>> Start Supplied information

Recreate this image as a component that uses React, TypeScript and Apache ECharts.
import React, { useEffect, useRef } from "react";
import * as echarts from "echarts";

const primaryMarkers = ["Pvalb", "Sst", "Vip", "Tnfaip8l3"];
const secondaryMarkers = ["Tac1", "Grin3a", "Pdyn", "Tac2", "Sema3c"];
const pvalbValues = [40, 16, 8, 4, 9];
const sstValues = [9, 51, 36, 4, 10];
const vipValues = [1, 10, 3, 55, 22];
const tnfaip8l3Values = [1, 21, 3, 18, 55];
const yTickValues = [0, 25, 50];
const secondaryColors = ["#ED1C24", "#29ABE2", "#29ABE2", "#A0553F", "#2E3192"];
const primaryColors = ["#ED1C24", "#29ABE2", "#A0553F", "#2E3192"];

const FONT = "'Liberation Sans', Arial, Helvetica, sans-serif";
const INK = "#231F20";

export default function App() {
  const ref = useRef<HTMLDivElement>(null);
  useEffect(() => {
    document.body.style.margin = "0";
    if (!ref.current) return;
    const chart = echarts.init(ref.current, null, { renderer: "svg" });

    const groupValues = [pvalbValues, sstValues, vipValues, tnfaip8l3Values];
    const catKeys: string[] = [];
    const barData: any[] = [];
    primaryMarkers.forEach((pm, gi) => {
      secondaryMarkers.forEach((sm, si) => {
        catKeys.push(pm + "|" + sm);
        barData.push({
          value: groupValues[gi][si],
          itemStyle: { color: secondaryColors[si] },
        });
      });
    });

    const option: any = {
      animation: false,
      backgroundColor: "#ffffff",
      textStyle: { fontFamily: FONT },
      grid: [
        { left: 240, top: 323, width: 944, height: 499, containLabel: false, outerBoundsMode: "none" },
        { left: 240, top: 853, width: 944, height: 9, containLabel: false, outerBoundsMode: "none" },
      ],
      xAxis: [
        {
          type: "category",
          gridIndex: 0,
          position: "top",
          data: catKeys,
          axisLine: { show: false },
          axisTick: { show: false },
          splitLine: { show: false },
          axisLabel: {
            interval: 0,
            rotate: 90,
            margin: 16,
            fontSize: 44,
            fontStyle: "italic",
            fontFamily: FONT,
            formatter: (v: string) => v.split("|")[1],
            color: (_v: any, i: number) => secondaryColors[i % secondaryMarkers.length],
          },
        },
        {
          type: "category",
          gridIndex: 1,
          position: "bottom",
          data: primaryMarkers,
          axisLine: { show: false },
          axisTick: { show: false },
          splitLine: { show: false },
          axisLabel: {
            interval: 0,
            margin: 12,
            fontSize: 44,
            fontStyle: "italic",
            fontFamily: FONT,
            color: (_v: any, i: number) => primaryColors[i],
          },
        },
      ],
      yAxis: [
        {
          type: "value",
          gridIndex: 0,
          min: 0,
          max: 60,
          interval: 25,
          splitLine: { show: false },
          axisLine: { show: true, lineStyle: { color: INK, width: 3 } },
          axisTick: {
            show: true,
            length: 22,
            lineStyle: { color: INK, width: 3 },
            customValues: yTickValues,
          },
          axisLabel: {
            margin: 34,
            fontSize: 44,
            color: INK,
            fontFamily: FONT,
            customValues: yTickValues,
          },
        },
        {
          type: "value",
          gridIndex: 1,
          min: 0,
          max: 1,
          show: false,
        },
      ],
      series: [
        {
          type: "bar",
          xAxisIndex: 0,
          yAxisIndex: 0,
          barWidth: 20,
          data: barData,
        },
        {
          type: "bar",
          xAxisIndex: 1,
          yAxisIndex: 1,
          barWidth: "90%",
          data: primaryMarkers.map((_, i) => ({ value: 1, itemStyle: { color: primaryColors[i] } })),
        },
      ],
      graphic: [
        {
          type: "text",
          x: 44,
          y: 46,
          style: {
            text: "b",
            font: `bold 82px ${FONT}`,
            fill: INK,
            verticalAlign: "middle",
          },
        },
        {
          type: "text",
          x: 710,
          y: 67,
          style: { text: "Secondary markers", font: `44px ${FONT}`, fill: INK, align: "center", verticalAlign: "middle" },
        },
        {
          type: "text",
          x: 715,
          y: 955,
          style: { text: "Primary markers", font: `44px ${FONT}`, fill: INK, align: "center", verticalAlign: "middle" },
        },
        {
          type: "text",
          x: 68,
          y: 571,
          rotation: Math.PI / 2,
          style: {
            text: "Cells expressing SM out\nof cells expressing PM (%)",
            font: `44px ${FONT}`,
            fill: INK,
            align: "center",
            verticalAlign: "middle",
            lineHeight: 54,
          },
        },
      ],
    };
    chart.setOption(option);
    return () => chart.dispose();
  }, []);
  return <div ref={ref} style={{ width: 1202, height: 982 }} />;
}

>> End Supplied information
>> Start Supplied information

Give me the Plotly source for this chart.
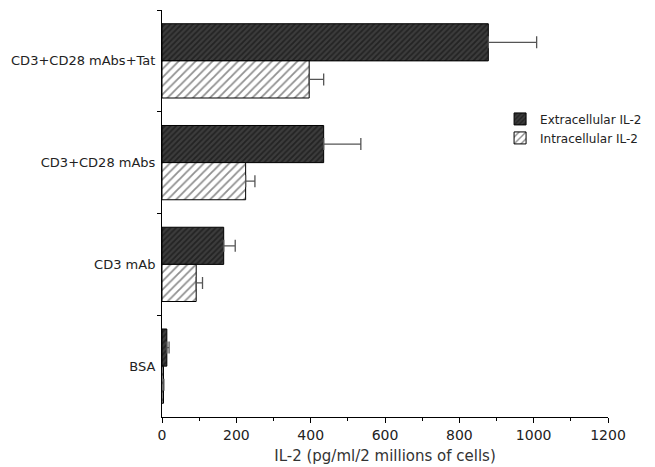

>> End Supplied information

What to work on: Nothing outside the span should appear: copy exactly from the line with "Recreate this image" through the line with "import * as".

Exercise output:
Recreate this image as a component that uses React, TypeScript and Apache ECharts.
import React, { useEffect, useRef } from "react";
import * as echarts from "echarts";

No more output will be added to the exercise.